Last weekend while walking down the stone stairs that lead to our Quirky House I took a mis-step, causing the dreaded inversion ankle sprain.
And what a sprain it is.
I should say here that we thought it was much much worse than a sprain given the quickness with which is became swollen and the fact that I was not able to put ANY pressure on it.
And my screaming when it first happened. Because, you know – it hurt. A Lot.
A trip to the hospital and some xrays later and we know it’s not broken. Great! I’m in a splint, ordered to rest it as much as possible, keep it elevated and use crutches.
I’ve been in bed mostly since Saturday, causing a bit of cabin fever. Groceries needed buying, school supplies needed getting – so yesterday we went shopping.
We get to the store and my Beloved tells me that I should use one of the motorized carts. I pout. I squirm.
“Those are for the elderly and people with REAL medical issues” I say to Him with big doe eyes that say “don’t make me do this”
“Those are for people who need to sit while shopping” He says back – pulling the cart out and nudging me towards it.
I’m challenged, uncomfortable but I sit in one.
The clerk comes over to unplug it and to tell me how to use it.
I feel embarrassed, awkward. “Why is this bothering me?” I wonder to myself. I tuck the question inside as we wander from aisle to aisle.
As I’m riding around the store I muse about what ‘s been coming up for me lately. Words like Vulnerability and Imperfection, Acceptance and Flexibility. I’ve been wondering – where can I be more vulnerable – where am I still guarded – still feeling the need to appear “strong” and “perfect”.

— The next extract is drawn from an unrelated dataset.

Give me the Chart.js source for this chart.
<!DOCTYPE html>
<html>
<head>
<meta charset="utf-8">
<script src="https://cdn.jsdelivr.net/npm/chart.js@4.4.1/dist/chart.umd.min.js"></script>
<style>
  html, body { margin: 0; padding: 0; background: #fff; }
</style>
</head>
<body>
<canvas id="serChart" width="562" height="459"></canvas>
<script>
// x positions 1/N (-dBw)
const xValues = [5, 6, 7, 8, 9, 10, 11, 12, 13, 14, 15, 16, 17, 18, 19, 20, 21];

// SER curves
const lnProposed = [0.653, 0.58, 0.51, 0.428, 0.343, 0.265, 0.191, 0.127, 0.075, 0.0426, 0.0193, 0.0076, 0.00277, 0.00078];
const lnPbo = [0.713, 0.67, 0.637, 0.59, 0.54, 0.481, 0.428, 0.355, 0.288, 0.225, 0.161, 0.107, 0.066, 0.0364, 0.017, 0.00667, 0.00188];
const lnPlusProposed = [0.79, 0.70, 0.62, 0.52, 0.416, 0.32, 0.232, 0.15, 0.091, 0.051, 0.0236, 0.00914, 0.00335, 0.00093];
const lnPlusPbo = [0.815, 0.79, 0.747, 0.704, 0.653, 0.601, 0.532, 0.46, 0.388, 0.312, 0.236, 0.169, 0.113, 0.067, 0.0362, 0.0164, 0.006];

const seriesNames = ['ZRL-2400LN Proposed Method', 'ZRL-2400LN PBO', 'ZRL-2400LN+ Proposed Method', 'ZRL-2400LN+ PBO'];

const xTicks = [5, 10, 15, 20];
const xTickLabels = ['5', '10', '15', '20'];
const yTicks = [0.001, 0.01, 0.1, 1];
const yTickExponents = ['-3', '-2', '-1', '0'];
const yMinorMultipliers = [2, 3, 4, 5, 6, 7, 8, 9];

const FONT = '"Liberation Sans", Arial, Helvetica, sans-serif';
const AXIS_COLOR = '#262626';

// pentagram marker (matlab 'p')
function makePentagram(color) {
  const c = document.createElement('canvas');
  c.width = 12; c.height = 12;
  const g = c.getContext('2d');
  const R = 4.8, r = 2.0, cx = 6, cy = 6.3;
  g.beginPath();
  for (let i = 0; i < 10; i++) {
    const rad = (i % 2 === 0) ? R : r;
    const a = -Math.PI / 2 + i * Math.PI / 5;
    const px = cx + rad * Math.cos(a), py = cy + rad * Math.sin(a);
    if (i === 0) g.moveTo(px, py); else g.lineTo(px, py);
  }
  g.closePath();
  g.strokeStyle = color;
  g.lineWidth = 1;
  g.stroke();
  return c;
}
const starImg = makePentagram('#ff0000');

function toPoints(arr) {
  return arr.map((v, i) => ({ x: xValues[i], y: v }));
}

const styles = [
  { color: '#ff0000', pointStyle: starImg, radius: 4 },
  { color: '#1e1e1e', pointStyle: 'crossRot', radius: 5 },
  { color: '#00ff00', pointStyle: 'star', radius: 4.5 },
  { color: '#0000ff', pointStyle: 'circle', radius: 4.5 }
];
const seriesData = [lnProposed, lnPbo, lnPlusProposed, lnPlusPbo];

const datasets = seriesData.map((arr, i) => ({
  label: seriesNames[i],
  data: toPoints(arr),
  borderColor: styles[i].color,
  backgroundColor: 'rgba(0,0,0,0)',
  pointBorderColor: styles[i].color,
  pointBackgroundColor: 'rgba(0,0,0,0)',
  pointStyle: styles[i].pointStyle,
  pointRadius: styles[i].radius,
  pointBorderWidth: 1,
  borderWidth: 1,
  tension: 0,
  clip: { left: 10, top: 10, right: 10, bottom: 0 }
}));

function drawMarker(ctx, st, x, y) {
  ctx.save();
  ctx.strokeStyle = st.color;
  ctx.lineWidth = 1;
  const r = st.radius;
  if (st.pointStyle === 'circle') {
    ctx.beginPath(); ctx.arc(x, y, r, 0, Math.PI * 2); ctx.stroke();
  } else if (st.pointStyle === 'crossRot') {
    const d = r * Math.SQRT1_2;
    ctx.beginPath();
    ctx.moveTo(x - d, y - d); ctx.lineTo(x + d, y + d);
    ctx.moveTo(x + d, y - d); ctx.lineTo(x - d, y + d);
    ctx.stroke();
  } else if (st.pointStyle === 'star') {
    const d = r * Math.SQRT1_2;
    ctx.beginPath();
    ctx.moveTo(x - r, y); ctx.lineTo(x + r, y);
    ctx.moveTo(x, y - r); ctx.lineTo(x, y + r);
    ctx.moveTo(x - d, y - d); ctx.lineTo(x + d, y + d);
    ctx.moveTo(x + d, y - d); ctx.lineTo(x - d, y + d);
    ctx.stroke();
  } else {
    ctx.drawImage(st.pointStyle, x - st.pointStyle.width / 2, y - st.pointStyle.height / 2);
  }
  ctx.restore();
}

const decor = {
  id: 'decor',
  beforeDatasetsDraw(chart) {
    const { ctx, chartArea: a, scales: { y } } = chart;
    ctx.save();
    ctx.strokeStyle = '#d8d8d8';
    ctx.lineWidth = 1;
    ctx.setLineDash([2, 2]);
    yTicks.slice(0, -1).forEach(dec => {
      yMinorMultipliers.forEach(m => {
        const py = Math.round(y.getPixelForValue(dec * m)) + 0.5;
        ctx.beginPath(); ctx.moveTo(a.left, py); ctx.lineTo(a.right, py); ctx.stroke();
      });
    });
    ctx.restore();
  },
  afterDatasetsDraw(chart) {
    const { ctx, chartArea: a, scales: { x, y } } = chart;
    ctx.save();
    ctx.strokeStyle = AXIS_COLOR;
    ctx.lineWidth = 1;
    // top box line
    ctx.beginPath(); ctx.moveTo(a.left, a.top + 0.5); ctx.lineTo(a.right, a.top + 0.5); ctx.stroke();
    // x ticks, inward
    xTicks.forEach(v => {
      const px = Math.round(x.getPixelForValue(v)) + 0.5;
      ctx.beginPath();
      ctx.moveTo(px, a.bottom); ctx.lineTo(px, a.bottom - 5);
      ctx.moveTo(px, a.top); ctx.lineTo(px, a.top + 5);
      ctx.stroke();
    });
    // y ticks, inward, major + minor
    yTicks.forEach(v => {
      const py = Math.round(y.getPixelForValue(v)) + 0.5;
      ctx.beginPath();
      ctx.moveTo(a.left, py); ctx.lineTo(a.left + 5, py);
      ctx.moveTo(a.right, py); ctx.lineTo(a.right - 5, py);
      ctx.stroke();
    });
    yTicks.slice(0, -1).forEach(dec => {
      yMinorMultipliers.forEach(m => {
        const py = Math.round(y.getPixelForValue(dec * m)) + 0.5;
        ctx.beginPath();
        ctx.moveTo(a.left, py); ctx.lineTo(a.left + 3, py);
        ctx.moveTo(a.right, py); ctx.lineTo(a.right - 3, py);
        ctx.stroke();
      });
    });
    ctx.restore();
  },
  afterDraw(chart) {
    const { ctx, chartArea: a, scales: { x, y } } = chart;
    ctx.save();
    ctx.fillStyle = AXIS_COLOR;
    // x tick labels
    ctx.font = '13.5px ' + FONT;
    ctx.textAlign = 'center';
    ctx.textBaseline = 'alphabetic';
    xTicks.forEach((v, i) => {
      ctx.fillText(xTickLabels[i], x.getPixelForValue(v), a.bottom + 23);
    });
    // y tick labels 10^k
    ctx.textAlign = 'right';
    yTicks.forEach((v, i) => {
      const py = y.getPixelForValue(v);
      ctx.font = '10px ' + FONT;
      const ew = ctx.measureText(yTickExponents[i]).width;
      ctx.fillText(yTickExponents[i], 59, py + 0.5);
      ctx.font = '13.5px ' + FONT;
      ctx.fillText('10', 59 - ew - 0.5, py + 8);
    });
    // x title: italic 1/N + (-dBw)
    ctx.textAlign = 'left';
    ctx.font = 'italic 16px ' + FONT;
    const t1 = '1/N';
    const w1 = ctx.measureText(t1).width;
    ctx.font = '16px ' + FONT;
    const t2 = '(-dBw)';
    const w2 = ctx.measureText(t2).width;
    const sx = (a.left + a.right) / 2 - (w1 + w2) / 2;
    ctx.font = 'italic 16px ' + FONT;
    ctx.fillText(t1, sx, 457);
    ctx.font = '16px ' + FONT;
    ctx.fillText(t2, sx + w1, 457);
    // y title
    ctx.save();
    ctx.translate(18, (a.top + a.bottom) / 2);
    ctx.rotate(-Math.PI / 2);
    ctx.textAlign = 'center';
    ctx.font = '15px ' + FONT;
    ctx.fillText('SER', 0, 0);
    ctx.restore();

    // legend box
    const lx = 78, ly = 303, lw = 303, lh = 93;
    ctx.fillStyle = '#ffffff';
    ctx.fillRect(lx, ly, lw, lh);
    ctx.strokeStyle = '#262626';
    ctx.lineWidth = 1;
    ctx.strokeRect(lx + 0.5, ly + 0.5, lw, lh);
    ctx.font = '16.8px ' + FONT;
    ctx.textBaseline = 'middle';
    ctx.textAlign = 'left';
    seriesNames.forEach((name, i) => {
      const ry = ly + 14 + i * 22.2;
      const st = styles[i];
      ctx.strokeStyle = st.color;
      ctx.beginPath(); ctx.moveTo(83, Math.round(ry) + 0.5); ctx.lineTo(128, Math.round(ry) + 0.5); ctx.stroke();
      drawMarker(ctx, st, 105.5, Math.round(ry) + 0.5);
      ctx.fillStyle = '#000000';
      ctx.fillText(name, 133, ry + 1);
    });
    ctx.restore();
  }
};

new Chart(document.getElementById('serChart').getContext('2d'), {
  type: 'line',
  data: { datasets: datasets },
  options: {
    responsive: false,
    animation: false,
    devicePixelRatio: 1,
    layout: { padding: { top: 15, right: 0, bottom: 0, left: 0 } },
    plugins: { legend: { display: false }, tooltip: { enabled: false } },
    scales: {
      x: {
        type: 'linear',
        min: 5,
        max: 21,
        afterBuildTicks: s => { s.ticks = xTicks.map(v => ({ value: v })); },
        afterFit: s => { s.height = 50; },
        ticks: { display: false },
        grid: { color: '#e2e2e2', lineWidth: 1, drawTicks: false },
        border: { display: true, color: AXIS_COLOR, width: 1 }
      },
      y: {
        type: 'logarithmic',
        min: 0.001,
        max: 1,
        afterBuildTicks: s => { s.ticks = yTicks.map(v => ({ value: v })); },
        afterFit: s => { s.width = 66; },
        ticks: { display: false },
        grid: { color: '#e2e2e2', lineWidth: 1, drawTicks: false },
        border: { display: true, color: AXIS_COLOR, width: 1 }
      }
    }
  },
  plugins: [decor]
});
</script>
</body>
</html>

I am buzzing down the aisle when it hits me – why being in this little motorized cart in HEB bring me such discomfort.
I feel weak.
Not weak as in I’m going to pass out.
Weak as in – my lack of ability to do everything for myself, without aid or help is impaired. Weak as in “I need help”. Weak in a way I’m definitely not used to feeling.

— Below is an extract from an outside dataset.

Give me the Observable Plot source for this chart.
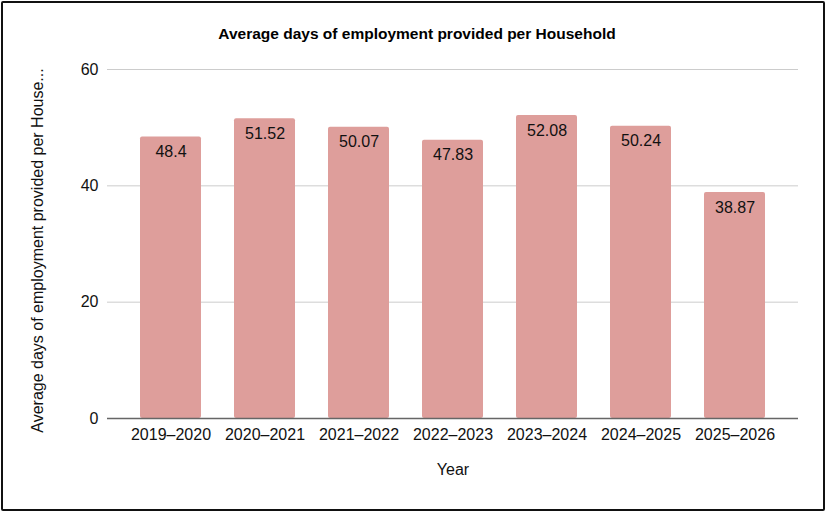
<!DOCTYPE html>
<html>
<head>
<meta charset="utf-8">
<script src="https://cdn.jsdelivr.net/npm/d3@7"></script>
<script src="https://cdn.jsdelivr.net/npm/@observablehq/plot@0.6"></script>
<style>
  html, body { margin: 0; padding: 0; background: #fff; }
  body { width: 828px; height: 512px; position: relative; overflow: hidden; font-family: "Liberation Sans", Arial, sans-serif; }
  #frame { position: absolute; left: 1px; top: 1px; width: 820px; height: 506px; border: 2px solid #111; border-radius: 2px; pointer-events: none; box-sizing: content-box; }
  #title { position: absolute; left: 0; top: 25px; width: 834px; text-align: center; font: bold 15.5px "Liberation Sans", Arial, sans-serif; color: #000; }
  #chart { position: absolute; left: 0; top: 0; }
</style>
</head>
<body>
<div id="chart"></div>
<div id="title">Average days of employment provided per Household</div>
<div id="frame"></div>
<script>
const years = ["2019–2020", "2020–2021", "2021–2022", "2022–2023", "2023–2024", "2024–2025", "2025–2026"];
const values = [48.4, 51.52, 50.07, 47.83, 52.08, 50.24, 38.87];
const yTicks = [0, 20, 40, 60];
const xLabel = "Year";
const yLabel = "Average days of employment provided per House...";

const data = years.map((year, i) => ({year, value: values[i]}));

const chart = Plot.plot({
  width: 828,
  height: 512,
  marginLeft: 107,
  marginRight: 30,
  marginTop: 69,
  marginBottom: 94,
  style: { fontFamily: "'Liberation Sans', Arial, sans-serif", fontSize: "16px", color: "#222", background: "transparent" },
  x: { domain: years, padding: 0.35, label: null, tickSize: 0, tickPadding: 10 },
  y: { domain: [0, 60], ticks: yTicks, label: null, tickSize: 0, tickPadding: 9, grid: false },
  marks: [
    Plot.ruleY(yTicks.filter(d => d !== 0), { stroke: "#ccc", strokeWidth: 1, strokeOpacity: 1 }),
    Plot.barY(data, { x: "year", y: "value", fill: "#de9e9b", rx: 2 }),
    Plot.ruleY([0], { stroke: "#666", strokeWidth: 1.5 }),
    Plot.text(data, { x: "year", y: "value", text: d => String(d.value), dy: 15, fill: "#111", fontSize: 16 }),
    Plot.axisX({ tickSize: 0, tickPadding: 10, fontSize: 16, fill: "#111", label: null }),
    Plot.axisY({ ticks: yTicks, tickSize: 0, tickPadding: 9, fontSize: 16, fill: "#111", label: null }),
    Plot.text([xLabel], { frameAnchor: "bottom", dy: 56, fontSize: 16, fill: "#111" }),
    Plot.text([yLabel], { frameAnchor: "left", textAnchor: "middle", dx: -70, dy: 6.5, rotate: -90, fontSize: 16, fill: "#111" })
  ]
});
document.getElementById("chart").appendChild(chart);
</script>
</body>
</html>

I look at my gorgeous Beloved and our son as they walk down the aisles with me, calling me “speed racer” and grabbing items as I call them out from the list. They joke with me and they both handle me gently. Tenderly. I realize a few things.

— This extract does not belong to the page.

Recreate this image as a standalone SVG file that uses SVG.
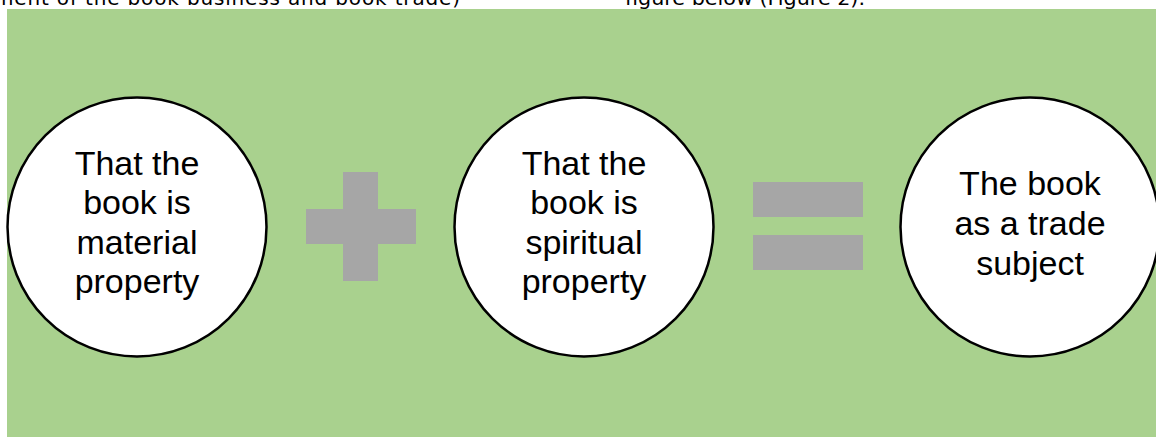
<svg xmlns="http://www.w3.org/2000/svg" width="1156" height="439" viewBox="0 0 1156 439">
<style>
.bg{fill:#A9D18E}
.node circle{fill:#FFFFFF;stroke:#000000;stroke-width:2.5}
.node text{font-family:"Liberation Sans",Arial,sans-serif;font-size:34px;fill:#000000;text-anchor:middle}
.op{fill:#A6A6A6}
.top{font-family:"DejaVu Sans",Verdana,sans-serif;font-size:20px;fill:#000000}
</style>
<rect width="1156" height="439" fill="#FFFFFF"/>
<text class="top" x="-6" y="5" textLength="466" lengthAdjust="spacing">ment of the book business and book trade)</text>
<text class="top" x="625" y="5" textLength="240" lengthAdjust="spacingAndGlyphs">figure below (Figure 2).</text>
<rect class="bg" x="7" y="9" width="1149" height="428"/>
<g id="connectors">
<g id="plus" class="op">
<rect x="343" y="172" width="35" height="109"/>
<rect x="306" y="209" width="110" height="35"/>
</g>
<g id="equals" class="op">
<rect x="753" y="182" width="110" height="35"/>
<rect x="753" y="235" width="110" height="35"/>
</g>
</g>
<g id="node-material" class="node">
<circle cx="137" cy="227" r="129.5"/>
<text x="137" y="175">That the</text>
<text x="137" y="214">book is</text>
<text x="137" y="254">material</text>
<text x="137" y="293">property</text>
</g>
<g id="node-spiritual" class="node">
<circle cx="584" cy="227" r="129.5"/>
<text x="584" y="175">That the</text>
<text x="584" y="214">book is</text>
<text x="584" y="254">spiritual</text>
<text x="584" y="293">property</text>
</g>
<g id="node-trade" class="node">
<circle cx="1030" cy="227" r="129.5"/>
<text x="1030" y="195">The book</text>
<text x="1030" y="235">as a trade</text>
<text x="1030" y="275">subject</text>
</g>
</svg>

- It is one thing to ask others to help you when you CAN do it myself – it feels completely different to have to rely on assistance. There is a softening that becomes available in that opportunity if you let it. Soften into it.
- Weak comes from a word that means vulnerable.(I know this because I looked it up on my phone while in the store – huzzah for the internet!) To explore vulnerability is to explore and embrace weakness. Not as something to be overcome, but as a simple facet of being. You’re going to be weak sometimes and it’s okay.
- This is a perfect example of powerful surrender- as I ride through the store I surrender to the moment, surrender to my need to be handled gently, to receive assistance – surrender to my external lessening – and find that in that surrender I find something precious. By surrendering to that feeling of weakness, I reclaim those weak spaces internally, reclaiming them as valued.
- I’ve been taught that as a woman to be strong is to be Powerful. That I need to show up in strength 24/7. This is exhausting, depleting, and utterly false. The truth is I need to show up as ME- whatever that me looks like in that moment. Sometimes strong sometimes weak, sometimes in Yes sometimes in No. Sometimes whole and sometimes broken. It’s all good.
As the lessons fall into place like dominos I smile. I feel the self-consciousness ebb. I relax into my Beloved caring for me, stop worrying and learn to celebrate my weakness.